Additional examples of ectopic UbdA and FW➞HW homeosis in Antp-Ubx_BE crispant larval forewings.

(A-F) Each panel shows forewings with ectopic detection of UbdA (FP6.87 monoclonal antibody, green), dissected at the fifth instar stage. Panels D and F are wing sets from individual crispants. Panels E and C are mutant contralateral wings of the mutant forewings shown in Figs. 4D and E, respectively.

Additional mutant phenotypes from CRISPR-mediated interrogation of lncRNA_Ubx-IT1 5’ region in J. coenia (top) and V. cardui (bottom).

Cyan arrows : mutant clones.

Additional mutant phenotypes from CRISPR-mediated interrogation of the lncRNA_Ubx-AS5’ region in J. coenia and V. cardui. Cyan arrows : mutant clones.

Cyan arrowheads : white eyespot foci.

Additional mutant phenotypes from CRISPR-mediated interrogation of CRM11 in J. coenia and V. cardui show bidirectional homeoses and non-homeotic eyespot changes.

Cyan arrows : mutant clones. Cyan arrowheads : white eyespot foci.

CRISPR perturbation of the conserved Ubx_CRE11b results in HW➞FW homeoses.

(A-B) The UbxCRE11b9 sgRNA targets a hindwing-enriched ATAC peak with strong conservation across genomes from 23 Lepidoptera and 2 Trichoptera species (gray : PhastCons scores). Colored bars denote variation from the J. coenia reference (C) Jc_UbxCRE_11b9 crispant butterflies exclusively showed HW➞FW transformed clones (cyan arrows in both J. coenia and V. cardui).

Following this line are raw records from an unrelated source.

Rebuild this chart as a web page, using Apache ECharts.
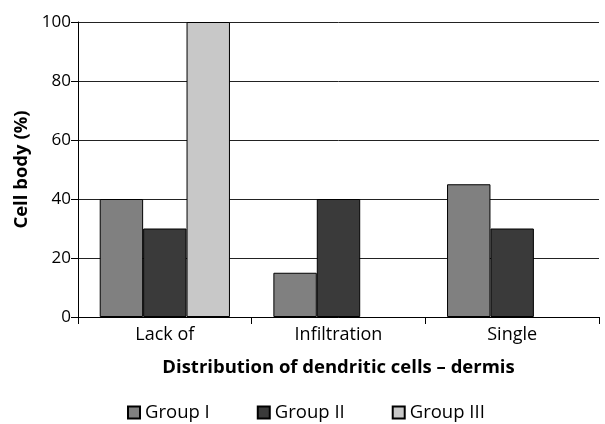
<!DOCTYPE html>
<html>
<head>
<meta charset="utf-8">
<script src="https://cdn.jsdelivr.net/npm/echarts@6/dist/echarts.min.js"></script>
<style>
  html, body { margin: 0; padding: 0; background: #fff; }
  #chart { width: 605px; height: 424px; }
</style>
</head>
<body>
<div id="chart"></div>
<script>
// Distribution of dendritic cells in the dermis, per group
const categories = ['Lack of', 'Infiltration', 'Single'];
const groupI = [40, 15, 45];
const groupII = [30, 40, 30];
const groupIII = [100, null, null];
const yTicks = [0, 20, 40, 60, 80, 100];

const FONT = '"Open Sans", "Noto Sans", sans-serif';

function barSeries(name, data, color) {
  return {
    name: name,
    type: 'bar',
    data: data,
    barGap: '0%',
    barCategoryGap: '25%',
    itemStyle: { color: color, borderColor: '#000', borderWidth: 1 }
  };
}

const chart = echarts.init(document.getElementById('chart'));
chart.setOption({
  animation: false,
  backgroundColor: '#fff',
  textStyle: { fontFamily: FONT, color: '#000' },
  grid: { left: 78, right: 6, top: 22, bottom: 107 },
  legend: {
    left: 122,
    top: 398,
    itemWidth: 12,
    itemHeight: 12,
    itemGap: 47,
    icon: 'rect',
    textStyle: { fontFamily: FONT, fontSize: 18.5, color: '#000' },
    data: ['Group I', 'Group II', 'Group III']
  },
  xAxis: {
    type: 'category',
    data: categories,
    name: 'Distribution of dendritic cells – dermis',
    nameLocation: 'middle',
    nameGap: 41,
    nameTextStyle: { fontFamily: FONT, fontSize: 18.5, fontWeight: 'bold', color: '#000' },
    axisLine: { lineStyle: { color: '#000', width: 1 } },
    axisTick: { show: true, length: 7, interval: 0, lineStyle: { color: '#000' } },
    axisLabel: { fontFamily: FONT, fontSize: 18, color: '#000', margin: 9 }
  },
  yAxis: {
    type: 'value',
    min: yTicks[0],
    max: yTicks[yTicks.length - 1],
    interval: 20,
    name: 'Cell body (%)',
    nameLocation: 'middle',
    nameGap: 46,
    nameTextStyle: { fontFamily: FONT, fontSize: 18.5, fontWeight: 'bold', color: '#000' },
    axisLine: { show: true, lineStyle: { color: '#000', width: 1 } },
    axisTick: { show: true, length: 7, lineStyle: { color: '#000' } },
    axisLabel: { fontFamily: FONT, fontSize: 17, color: '#000', margin: 7 },
    splitLine: { show: true, lineStyle: { color: '#222', width: 1 } }
  },
  series: [
    barSeries('Group I', groupI, '#808080'),
    barSeries('Group II', groupII, '#3a3a3a'),
    barSeries('Group III', groupIII, '#c8c8c8')
  ]
});
</script>
</body>
</html>
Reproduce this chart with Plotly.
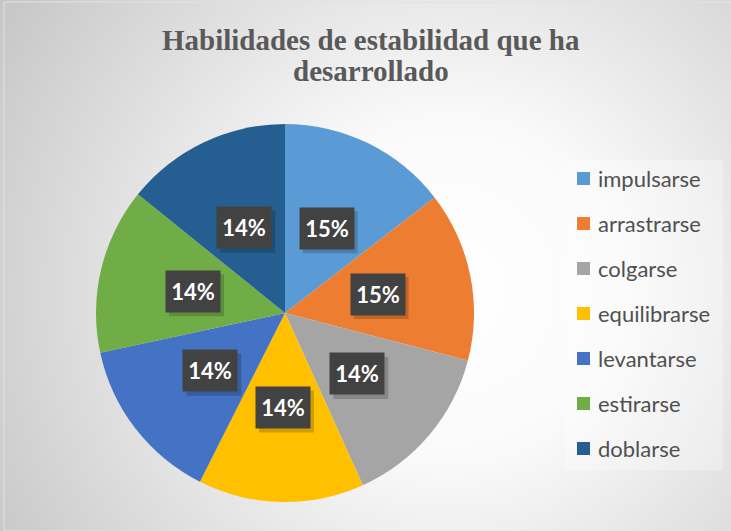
import base64
import math
import plotly.graph_objects as go

# data
labels = ["impulsarse", "arrastrarse", "colgarse", "equilibrarse",
          "levantarse", "estirarse", "doblarse"]
values = [43, 43, 42, 42, 42, 42, 42]
colors = ["#5B9BD5", "#ED7D31", "#A5A5A5", "#FFC000",
          "#4472C4", "#70AD47", "#255E91"]
title_lines = ["Habilidades de estabilidad que ha", "desarrollado"]

W, H = 731, 531
# pie geometry in pixels
cx, cy, r = 285, 313, 189

# radial gradient background as svg
svg = f'''<svg xmlns="http://www.w3.org/2000/svg" width="{W}" height="{H}" viewBox="0 0 {W} {H}" preserveAspectRatio="none">
<defs><radialGradient id="g" gradientUnits="userSpaceOnUse" cx="450" cy="290" r="560">
<stop offset="0" stop-color="#ffffff"/><stop offset="0.3" stop-color="#fafafa"/>
<stop offset="1" stop-color="#c2c2c2"/></radialGradient></defs>
<rect width="{W}" height="{H}" fill="url(#g)"/></svg>'''
bg_src = "data:image/svg+xml;base64," + base64.b64encode(svg.encode()).decode()

fig = go.Figure()
fig.add_trace(go.Pie(
    labels=labels, values=values, sort=False, direction="clockwise", rotation=0,
    marker=dict(colors=colors, line=dict(width=0)),
    textinfo="none", hoverinfo="label+percent", showlegend=False,
    domain=dict(x=[(cx - r) / W, (cx + r) / W], y=[1 - (cy + r) / H, 1 - (cy - r) / H]),
))

shapes = [
    dict(type="rect", xref="paper", yref="paper", x0=565 / W, x1=723 / W, y0=1 - 470 / H, y1=1 - 160 / H,
         fillcolor="rgba(255,255,255,0.3)", line=dict(width=0), layer="below"),
    dict(type="rect", xref="paper", yref="paper", x0=4 / W, x1=1, y0=0, y1=1 - 2 / H,
         fillcolor="rgba(0,0,0,0)", line=dict(color="#e2e2e2", width=1)),
]

# percent labels with dark boxes, placed at half radius on each slice mid angle
total = sum(values)
ann = []
cum = 0
for v in values:
    mid = (cum + v / 2) / total * 2 * math.pi
    cum += v
    px_ = cx + 0.5 * r * math.sin(mid)
    py_ = cy - 0.5 * r * math.cos(mid)
    txt = f"{v / total:.0%}"
    # soft shadow under the box
    shapes.append(dict(type="rect", xref="paper", yref="paper",
                       x0=(px_ - 24) / W, x1=(px_ + 31) / W, y0=1 - (py_ + 25) / H, y1=1 - (py_ - 17) / H,
                       fillcolor="rgba(0,0,0,0.18)", line=dict(width=0)))
    ann.append(dict(x=px_ / W, y=1 - py_ / H, xref="paper", yref="paper", showarrow=False,
                    xanchor="center", yanchor="middle", width=48, height=35, borderpad=3,
                    text=f"<b>{txt}</b>", bgcolor="#424242",
                    font=dict(family="Lato", size=22, color="white")))

# legend drawn by hand
for i, (lab, col) in enumerate(zip(labels, colors)):
    yc = 178.5 + i * 45
    shapes.append(dict(type="rect", xref="paper", yref="paper", x0=577 / W, x1=590 / W,
                       y0=1 - (yc + 6.5) / H, y1=1 - (yc - 6.5) / H, fillcolor=col, line=dict(width=0)))
    ann.append(dict(x=596 / W, y=1 - yc / H, xref="paper", yref="paper", text=lab, showarrow=False,
                    xanchor="left", yanchor="middle", font=dict(family="Lato", size=22, color="#505050")))

# title as two lines, tighter spacing than plotly's own line break
for line, top in zip(title_lines, [22, 53]):
    ann.append(dict(x=371 / W, y=1 - top / H, xref="paper", yref="paper", showarrow=False,
                    xanchor="center", yanchor="top", text="<b>" + line + "</b>",
                    font=dict(family="Liberation Serif", size=29, color="#595959")))

fig.update_layout(
    width=W, height=H, margin=dict(l=0, r=0, t=0, b=0),
    paper_bgcolor="#d6d6d6", plot_bgcolor="rgba(0,0,0,0)",
    images=[dict(source=bg_src, xref="paper", yref="paper", x=0, y=1, sizex=1, sizey=1,
                 sizing="stretch", xanchor="left", yanchor="top", layer="below")],
    annotations=ann, shapes=shapes,
)

fig.write_html("out.html", config={"displayModeBar": False},
               post_script="document.body.style.margin='0';")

Hindwing homeoses in Heliconius butterfly spontaneous mutants from pure stocks, hybrid cultures and wild-caught individuals from the L.E. Gilbert collection (UT Austin). White arrowheads: homeotic clones including the acquisition of ventral forewing coupling scales. Asterisks : local deformation of hindwings relative to wild-type. All hindwing homeoses are ventral except in panel L. A. Heliconius cydno galanthus x H. melpomene rosina (Costa Rica), cross J31, August 1987. B. Heliconius cydno gustavi, captive stock from Saladito (Colombia), September 1991. C. Heliconius melpomene madeira (Brazil) x Heliconius melpomene plesseni (Ecuador), September 2012. D. H. m. rosina (Costa Rica) x Heliconius melpomene madeira (Brazil) x H. cydno galanthus (Costa Rica) mixed population, December 2015. E. H. m. rosina, captive stock from Osa Peninsula (Costa Rica), September 1991. F. Heliconius hewitsoni, captive stock from Osa Peninsula (Costa Rica), July 2005. G. Heliconius cydno cydnides, captive stock from natural hybrid zone in Dagua Pass (Colombia), May 1989. H. H. m. rosina (Costa Rica) x H. m. madeira (Brazil) x H. c. galanthus (Costa Rica) mixed population, June 2016. I. H. c. galanthus x H. m. rosina crossed three times, and back to H. c. galanthus, August 2014. J. Heliconius melpomene malleti (Ecuador) x H. m. plesseni (Ecuador) hybrid stock, 2010. K. H. m. rosina captive stock, Costa Rica. L. H. m. rosina captive stock, Osa Peninsula (Costa Rica), March 1987, in dorsal view.